_EXERCISE MATERIAL:_
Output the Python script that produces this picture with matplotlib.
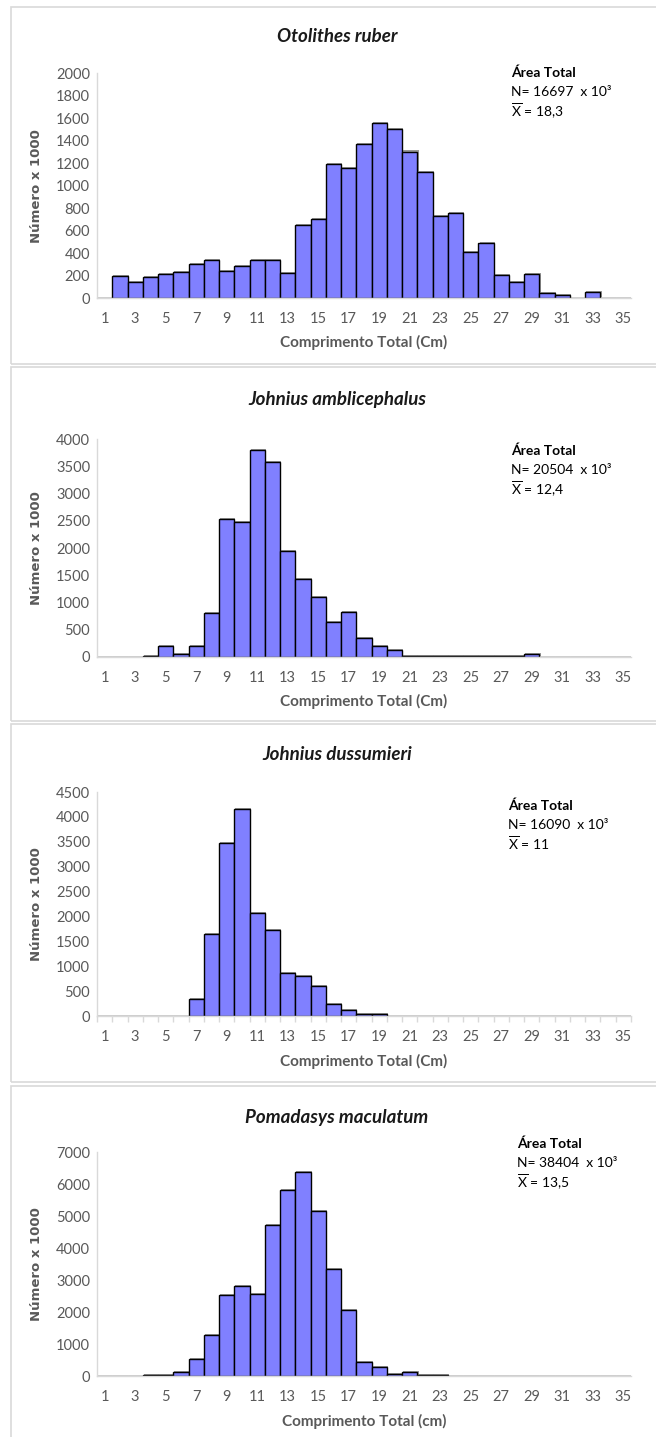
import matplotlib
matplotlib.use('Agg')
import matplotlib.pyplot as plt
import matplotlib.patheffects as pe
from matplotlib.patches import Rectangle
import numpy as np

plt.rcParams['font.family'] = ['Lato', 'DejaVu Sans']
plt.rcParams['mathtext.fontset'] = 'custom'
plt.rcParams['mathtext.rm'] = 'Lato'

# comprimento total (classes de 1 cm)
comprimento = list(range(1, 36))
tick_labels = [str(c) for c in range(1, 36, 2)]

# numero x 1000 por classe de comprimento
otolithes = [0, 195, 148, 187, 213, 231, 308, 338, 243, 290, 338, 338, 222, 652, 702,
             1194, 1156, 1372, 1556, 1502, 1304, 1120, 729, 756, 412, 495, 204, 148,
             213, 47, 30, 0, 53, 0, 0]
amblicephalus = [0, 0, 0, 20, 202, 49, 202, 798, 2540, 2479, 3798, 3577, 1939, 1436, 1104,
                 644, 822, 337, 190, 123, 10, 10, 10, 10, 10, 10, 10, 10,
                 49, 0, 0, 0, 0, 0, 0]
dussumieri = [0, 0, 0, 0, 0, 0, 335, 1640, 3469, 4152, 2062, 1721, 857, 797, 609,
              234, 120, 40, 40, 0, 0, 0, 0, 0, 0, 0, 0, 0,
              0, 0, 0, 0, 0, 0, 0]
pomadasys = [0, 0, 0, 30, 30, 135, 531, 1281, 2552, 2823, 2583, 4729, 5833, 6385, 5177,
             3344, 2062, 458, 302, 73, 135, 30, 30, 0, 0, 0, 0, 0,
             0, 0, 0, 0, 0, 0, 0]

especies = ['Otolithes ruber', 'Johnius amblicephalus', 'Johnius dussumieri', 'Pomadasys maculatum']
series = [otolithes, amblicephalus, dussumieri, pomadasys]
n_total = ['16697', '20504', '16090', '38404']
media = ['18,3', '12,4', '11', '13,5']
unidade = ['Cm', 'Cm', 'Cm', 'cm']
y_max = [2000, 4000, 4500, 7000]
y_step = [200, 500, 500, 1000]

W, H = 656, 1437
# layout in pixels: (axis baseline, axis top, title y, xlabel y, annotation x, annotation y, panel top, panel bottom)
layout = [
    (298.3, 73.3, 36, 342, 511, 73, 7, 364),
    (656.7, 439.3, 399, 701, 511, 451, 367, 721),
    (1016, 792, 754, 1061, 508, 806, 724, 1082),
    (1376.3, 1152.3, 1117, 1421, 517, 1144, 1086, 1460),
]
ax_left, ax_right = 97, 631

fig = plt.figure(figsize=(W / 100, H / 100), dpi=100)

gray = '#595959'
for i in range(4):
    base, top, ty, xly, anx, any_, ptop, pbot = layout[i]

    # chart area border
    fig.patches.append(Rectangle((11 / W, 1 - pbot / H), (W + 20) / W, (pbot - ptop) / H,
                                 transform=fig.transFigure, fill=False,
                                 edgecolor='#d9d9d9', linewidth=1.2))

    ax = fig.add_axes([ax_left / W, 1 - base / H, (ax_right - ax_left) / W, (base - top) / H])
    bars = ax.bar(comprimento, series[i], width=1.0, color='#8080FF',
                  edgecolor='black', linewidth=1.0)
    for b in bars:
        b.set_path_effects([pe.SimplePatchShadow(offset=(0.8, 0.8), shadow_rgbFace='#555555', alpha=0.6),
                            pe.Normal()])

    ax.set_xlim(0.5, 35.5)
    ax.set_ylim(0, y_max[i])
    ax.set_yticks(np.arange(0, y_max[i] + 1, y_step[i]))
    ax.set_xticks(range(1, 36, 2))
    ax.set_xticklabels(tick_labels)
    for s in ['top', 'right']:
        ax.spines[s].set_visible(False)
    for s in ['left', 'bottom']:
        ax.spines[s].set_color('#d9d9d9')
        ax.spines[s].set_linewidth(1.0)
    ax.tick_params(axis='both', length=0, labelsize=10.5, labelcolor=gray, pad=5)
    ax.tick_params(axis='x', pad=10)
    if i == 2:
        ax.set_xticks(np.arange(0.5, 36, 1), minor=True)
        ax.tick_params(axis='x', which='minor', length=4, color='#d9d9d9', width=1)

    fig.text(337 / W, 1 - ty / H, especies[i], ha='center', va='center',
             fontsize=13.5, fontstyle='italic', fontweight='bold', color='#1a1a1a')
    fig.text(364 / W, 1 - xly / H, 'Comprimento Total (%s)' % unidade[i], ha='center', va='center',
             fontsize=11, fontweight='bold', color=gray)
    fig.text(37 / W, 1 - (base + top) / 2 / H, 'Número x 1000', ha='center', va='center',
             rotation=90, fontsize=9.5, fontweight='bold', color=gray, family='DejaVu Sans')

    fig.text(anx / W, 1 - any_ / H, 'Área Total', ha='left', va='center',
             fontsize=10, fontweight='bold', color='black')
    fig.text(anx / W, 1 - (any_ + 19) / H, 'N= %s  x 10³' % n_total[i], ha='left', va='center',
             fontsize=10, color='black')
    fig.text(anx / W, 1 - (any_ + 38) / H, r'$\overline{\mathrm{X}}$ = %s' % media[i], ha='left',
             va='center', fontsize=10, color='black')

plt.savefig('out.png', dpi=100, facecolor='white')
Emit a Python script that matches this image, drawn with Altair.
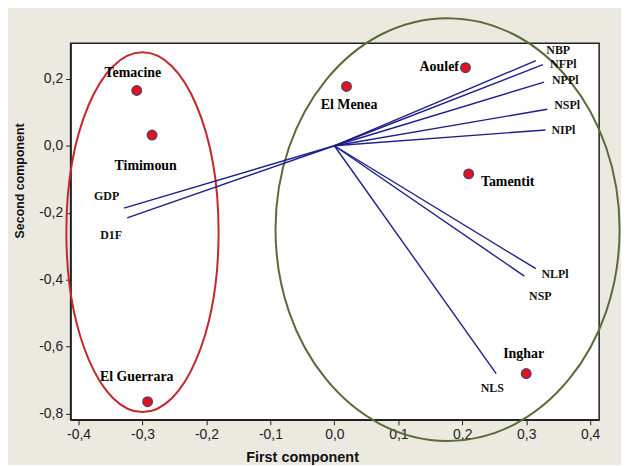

_TASK TO COMPLETE:_ Quote, exactly and only, the lines from the first line of the data above through the line containing "tick_labels = [str(c)". The pictures do not belong in it.

_EXERCISE ANSWER:_
Output the Python script that produces this picture with matplotlib.
import matplotlib
matplotlib.use('Agg')
import matplotlib.pyplot as plt
import matplotlib.patheffects as pe
from matplotlib.patches import Rectangle
import numpy as np

plt.rcParams['font.family'] = ['Lato', 'DejaVu Sans']
plt.rcParams['mathtext.fontset'] = 'custom'
plt.rcParams['mathtext.rm'] = 'Lato'

# comprimento total (classes de 1 cm)
comprimento = list(range(1, 36))
tick_labels = [str(c) for c in range(1, 36, 2)]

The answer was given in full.